I shared two poems that night, “Forsythia” by Ada Limón and “A Portable Paradise” by Roger Robinson, as well as a few words on community and hope:
Forsythia by Ada Limón
At the cabin in Snug Hollow near McSwain Branch creek, just spring, all the animals are out, and my beloved and I are lying in bed in a soft silence. We are talking about how we carry so many people with us wherever we go, how even simple living, these unearned moments, are a tribute to the dead. We are both expecting to hear an owl as the night deepens. All afternoon, from the porch, we watched an Eastern towhee furiously build her nest in the untamed forsythia with its yellow spilling out into the horizon. I told him that the way I remember the name forsythia is that when my stepmother, Cynthia, was dying, that last week, she said lucidly, but mysteriously, More yellow. And I thought yes, more yellow and nodded because I agreed. Of course, more yellow. And so now in my head, when I see that yellow tangle, I say, For Cynthia, for Cynthia, forsythia, forsythia, more yellow. It is night now. And the owl never comes, only more of night and what repeats in the night.

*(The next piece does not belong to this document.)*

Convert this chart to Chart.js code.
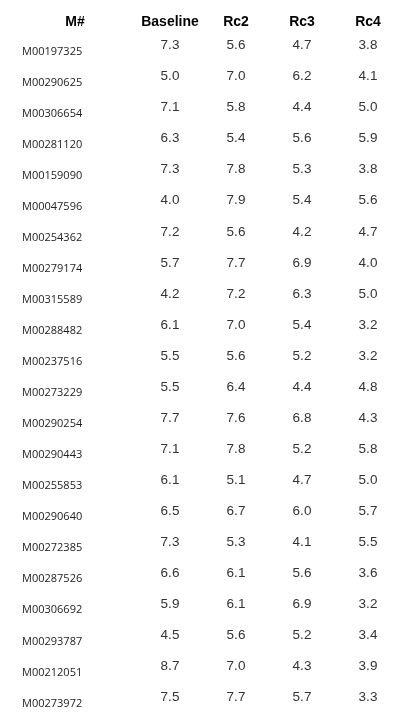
<!DOCTYPE html>
<html><head><meta charset="utf-8">
<script src="https://cdn.jsdelivr.net/npm/chart.js@4"></script>
<style>html,body{margin:0;padding:0;background:#fff}</style>
</head><body>
<canvas id="c" width="415" height="723"></canvas>
<script>
const columns = ['Baseline','Rc2','Rc3','Rc4'];
const ids = ['M00197325','M00290625','M00306654','M00281120','M00159090','M00047596','M00254362','M00279174','M00315589','M00288482','M00237516','M00273229','M00290254','M00290443','M00255853','M00290640','M00272385','M00287526','M00306692','M00293787','M00212051','M00273972'];
const baseline = [7.3,5.0,7.1,6.3,7.3,4.0,7.2,5.7,4.2,6.1,5.5,5.5,7.7,7.1,6.1,6.5,7.3,6.6,5.9,4.5,8.7,7.5];
const rc2 = [5.6,7.0,5.8,5.4,7.8,7.9,5.6,7.7,7.2,7.0,5.6,6.4,7.6,7.8,5.1,6.7,5.3,6.1,6.1,5.6,7.0,7.7];
const rc3 = [4.7,6.2,4.4,5.6,5.3,5.4,4.2,6.9,6.3,5.4,5.2,4.4,6.8,5.2,4.7,6.0,4.1,5.6,6.9,5.2,4.3,5.7];
const rc4 = [3.8,4.1,5.0,5.9,3.8,5.6,4.7,4.0,5.0,3.2,3.2,4.8,4.3,5.8,5.0,5.7,5.5,3.6,3.2,3.4,3.9,3.3];
const series = [baseline, rc2, rc3, rc4];

const pts = [];
series.forEach((arr, ci) => arr.forEach((v, ri) => pts.push({x: columns[ci], y: ids[ri], v})));

const tablePlugin = {
  id: 'table',
  afterDatasetsDraw(chart) {
    const ctx = chart.ctx, xs = chart.scales.x, ys = chart.scales.y;
    ctx.save();
    ctx.textBaseline = 'middle';
    ctx.fillStyle = '#000';
    ctx.font = 'bold 14px "Liberation Sans", Arial, sans-serif';
    ctx.textAlign = 'center';
    ctx.fillText('M#', 75, 22);
    columns.forEach(c => ctx.fillText(c, xs.getPixelForValue(columns.indexOf(c)), 22));
    ctx.font = '11px "Open Sans", sans-serif';
    ctx.textAlign = 'left';
    ctx.fillStyle = '#222';
    ids.forEach((id, i) => ctx.fillText(id, 22, ys.getPixelForValue(i) + 6));
    ctx.font = '13.5px "Liberation Sans", Arial, sans-serif';
    ctx.textAlign = 'center';
    ctx.fillStyle = '#333';
    pts.forEach(p => ctx.fillText(p.v.toFixed(1), xs.getPixelForValue(columns.indexOf(p.x)), ys.getPixelForValue(ids.indexOf(p.y))));
    ctx.restore();
  }
};

new Chart(document.getElementById('c'), {
  type: 'scatter',
  data: { datasets: [{ data: pts, pointRadius: 0, pointHoverRadius: 0 }] },
  options: {
    responsive: false, animation: false,
    layout: { padding: { left: 137, right: 14, top: 30, bottom: 10 } },
    plugins: { legend: { display: false }, tooltip: { enabled: false } },
    scales: {
      x: { type: 'category', labels: columns, offset: true, display: false },
      y: { type: 'category', labels: ids, offset: true, display: false }
    }
  },
  plugins: [tablePlugin]
});
</script>
</body></html>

We don’t have forsythias here in Manila, but now is the season of Narra flowers, of bright yellow buds decorating the sky and the ground with the color of joy. It’s a reminder that those who have passed are never truly lost to us. Although it is night and dark, although the ‘owl’ may never come, the day will break and we’ll see that splash of color again, that one thing that says our beloved’s name back to us.
This next poem was written in the wake of a tragedy as well. In 2017, what would have been a household fire in Grenfell, London, caused the whole building to go up due to building material that did not comply with regulations. Seventy-two people were killed by this completely avoidable accident, essentially government neglect. The residents were people of color and working class folk, who had raised the alarm about the dangers of the building, to no avail. The poem addresses us, the marginalized and neglected, and reminds us of our secret paradises.
A Portable Paradise by Roger Robinson
And if I speak of Paradise,
then I’m speaking of my grandmother,
who told me to carry it always
on my person, concealed, so
no one else would know but me.
That way they can’t steal it, she’d say.
And if life puts you under pressure,
trace its ridges in your pocket,
smell its piney scent on your handkerchief,
hum its anthem under your breath.
And if your stresses are sustained and daily,
get yourself to an empty room – be it hotel,
hostel, or hovel – find a lamp
and empty your paradise onto a desk:
your white sands, green hills, and fresh fish.
Shine the lamp on it like the fresh hope
of morning, and keep staring at it till you sleep.
In times of distress and trauma, especially as we question why tragedies happen, – who and what allowed such senseless loss of lives – we have to sustain ourselves on something no less than paradise. We have to imagine that special warm place and make sure we carry it around with us. Like the author Roger Robinson writes, “carry it always” on your person, “concealed” so no one else can steal it from you.
Like Adrienne Rich wrote in 1977, “My heart is moved by all I cannot save / So much has been destroyed / I have to cast my lot with those, who, age after age, / Perversely, with no extraordinary / Power, reconstitute the world.”
What paradise must we protect in the wake of such tragedy? Hold onto it, nourish it, and I know that one day, it won’t be a small hidden thing in our pockets anymore—because we will hold and share it together.
I hope these words reach you with nourishment wherever you are in your life. We are all going through something secret that no one else may know about, but I hope you are reminded that you are not alone, and that there is so much beauty to be had in being there for your community. If you don’t have the capacity, let others hold you. And if you do have the capacity, allow yourself to hold whoever needs it: your friend, your sister, your neighbor.
I hope you feel the strength of community within the vision of a more just future as you move through this coming week.